### RECORDS SUPPLIED
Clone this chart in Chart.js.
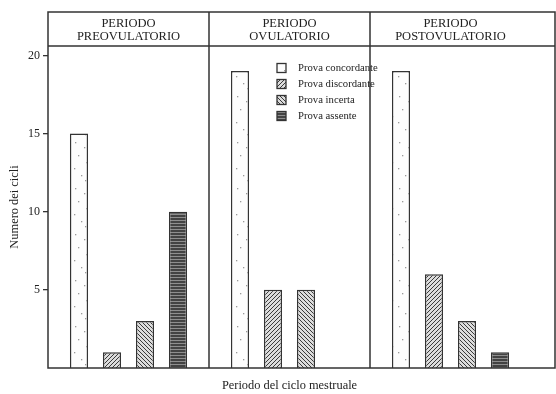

==

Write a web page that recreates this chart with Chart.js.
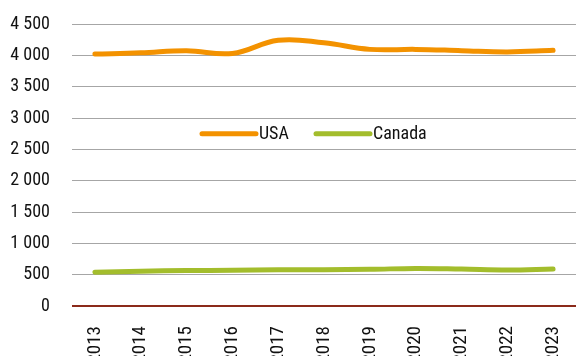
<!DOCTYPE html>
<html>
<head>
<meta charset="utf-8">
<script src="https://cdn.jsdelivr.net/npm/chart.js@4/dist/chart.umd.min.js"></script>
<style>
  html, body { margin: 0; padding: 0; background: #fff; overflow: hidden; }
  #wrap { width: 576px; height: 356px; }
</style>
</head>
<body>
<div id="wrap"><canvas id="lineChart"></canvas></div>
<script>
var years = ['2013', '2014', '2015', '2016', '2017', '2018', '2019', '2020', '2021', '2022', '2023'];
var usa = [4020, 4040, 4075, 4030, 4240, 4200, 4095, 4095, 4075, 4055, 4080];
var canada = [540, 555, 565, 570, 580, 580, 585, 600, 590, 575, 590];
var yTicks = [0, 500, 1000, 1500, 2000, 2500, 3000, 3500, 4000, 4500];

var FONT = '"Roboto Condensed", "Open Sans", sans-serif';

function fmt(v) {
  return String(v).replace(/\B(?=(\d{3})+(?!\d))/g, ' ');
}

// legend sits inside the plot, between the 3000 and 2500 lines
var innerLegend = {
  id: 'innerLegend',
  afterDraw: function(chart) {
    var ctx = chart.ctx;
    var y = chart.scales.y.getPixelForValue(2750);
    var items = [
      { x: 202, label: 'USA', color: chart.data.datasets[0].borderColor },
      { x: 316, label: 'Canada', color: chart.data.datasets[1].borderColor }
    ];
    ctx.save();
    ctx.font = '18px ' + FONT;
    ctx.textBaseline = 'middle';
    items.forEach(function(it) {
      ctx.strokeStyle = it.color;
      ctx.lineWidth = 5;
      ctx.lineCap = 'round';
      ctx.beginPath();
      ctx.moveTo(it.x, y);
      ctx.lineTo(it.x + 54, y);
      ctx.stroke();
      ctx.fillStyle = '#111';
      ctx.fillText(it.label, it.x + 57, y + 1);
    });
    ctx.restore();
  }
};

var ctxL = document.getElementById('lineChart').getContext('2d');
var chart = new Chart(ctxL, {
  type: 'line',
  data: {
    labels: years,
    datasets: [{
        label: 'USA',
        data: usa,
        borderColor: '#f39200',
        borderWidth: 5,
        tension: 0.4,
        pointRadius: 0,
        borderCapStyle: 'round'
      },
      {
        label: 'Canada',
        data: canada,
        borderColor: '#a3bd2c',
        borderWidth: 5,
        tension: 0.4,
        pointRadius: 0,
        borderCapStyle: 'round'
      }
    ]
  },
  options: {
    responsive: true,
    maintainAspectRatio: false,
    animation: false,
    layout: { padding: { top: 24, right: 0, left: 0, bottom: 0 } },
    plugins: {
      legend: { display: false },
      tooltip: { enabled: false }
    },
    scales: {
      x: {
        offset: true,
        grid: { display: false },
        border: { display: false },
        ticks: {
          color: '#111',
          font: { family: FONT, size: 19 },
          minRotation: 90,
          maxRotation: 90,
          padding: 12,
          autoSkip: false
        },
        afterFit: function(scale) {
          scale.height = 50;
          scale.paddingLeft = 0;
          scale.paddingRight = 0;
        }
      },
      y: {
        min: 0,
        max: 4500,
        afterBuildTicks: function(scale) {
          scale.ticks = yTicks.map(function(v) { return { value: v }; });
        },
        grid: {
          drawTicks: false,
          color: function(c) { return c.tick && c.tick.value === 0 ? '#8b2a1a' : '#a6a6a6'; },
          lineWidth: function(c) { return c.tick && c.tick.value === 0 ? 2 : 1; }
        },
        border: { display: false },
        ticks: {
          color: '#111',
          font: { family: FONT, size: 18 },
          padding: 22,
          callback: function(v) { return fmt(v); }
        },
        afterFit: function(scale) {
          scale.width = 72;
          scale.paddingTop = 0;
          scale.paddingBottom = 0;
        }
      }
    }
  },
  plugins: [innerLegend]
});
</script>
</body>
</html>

...

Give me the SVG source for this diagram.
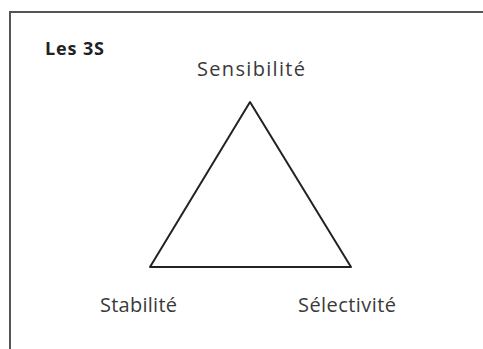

### OBJECTIVE
Copy all lines from the material that include "this".

### COMPLETE OUTPUT
Clone this chart in Chart.js.
Write a web page that recreates this chart with Chart.js.
Give me the SVG source for this diagram.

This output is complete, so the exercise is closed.